Vinge published his first short story, "Apartness," in the June 1965 issue of the British magazine New Worlds. His second, "Bookworm, Run!" was in the March 1966 issue of Analog Science Fiction, then edited by John W. Campbell. The story explores the theme of artificially augmented intelligence by connecting the brain directly to computerized data sources. 

He became a moderately prolific contributor to SF magazines in the 1960s and early 1970s. In 1969, he expanded the story "Grimm's Story" (Orbit 4, 1968) into his first novel, Grimm's World. His second novel, The Witling, was published in 1976.

Vinge came to prominence in 1981 with his novella True Names, perhaps the first story to present a fully fleshed-out concept of cyberspace, which would later be central to cyberpunk stories by William Gibson, Neal Stephenson, and others.
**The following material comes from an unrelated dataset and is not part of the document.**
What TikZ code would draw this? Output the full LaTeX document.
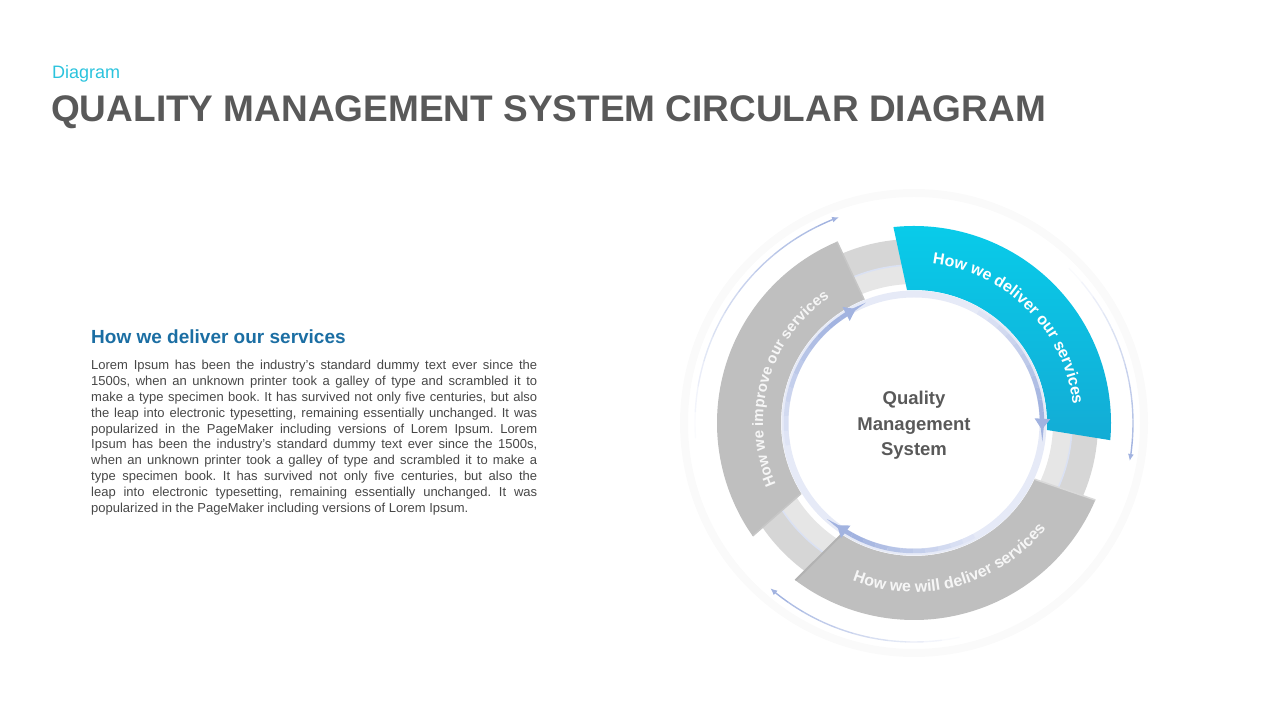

His next two novels, The Peace War (1984) and Marooned in Realtime (1986), explore the spread of a future libertarian society and deal with the impact of a technology that can create impenetrable force fields called 'bobbles.' These books built Vinge's reputation as an author who would explore ideas to their logical conclusions in particularly inventive ways. Both books were nominated for the Hugo Award but lost to novels by William Gibson and Orson Scott Card.

Vinge won the Hugo Award (tying for Best Novel with Doomsday Book by Connie Willis) with his 1992 novel, A Fire Upon the Deep.[7] A Deepness in the Sky (1999) was a prequel to Fire. It follows competing groups of humans in The Slow Zone as they struggle over who has the right to exploit a technologically emerging alien culture. Deepness won the Hugo Award for Best Novel in 2000. His novellas Fast Times at Fairmont High and The Cookie Monster also won Hugo Awards in 2002 and 2004, respectively.

Vinge's 2006 novel Rainbows End, set in the same universe and featuring some of the same characters as Fast Times at Fairmont High, won the 2007 Hugo Award for Best Novel. In 2011, he released The Children of the Sky, a sequel to A Fire Upon the Deep, set approximately 10 years following the end of A Fire Upon the Deep.

Vinge retired in 2000 from teaching at San Diego State University in order to write full-time. For most years, since its inception in 1999, Vinge has been on the Free Software Foundation's selection committee for their Award for the Advancement of Free Software. Vernor Vinge was Writer Guest of Honor at ConJosé, the 60th World Science Fiction Convention in 2002. His former wife, Joan D. Vinge, is also a science fiction author. They were married from 1972 to 1979.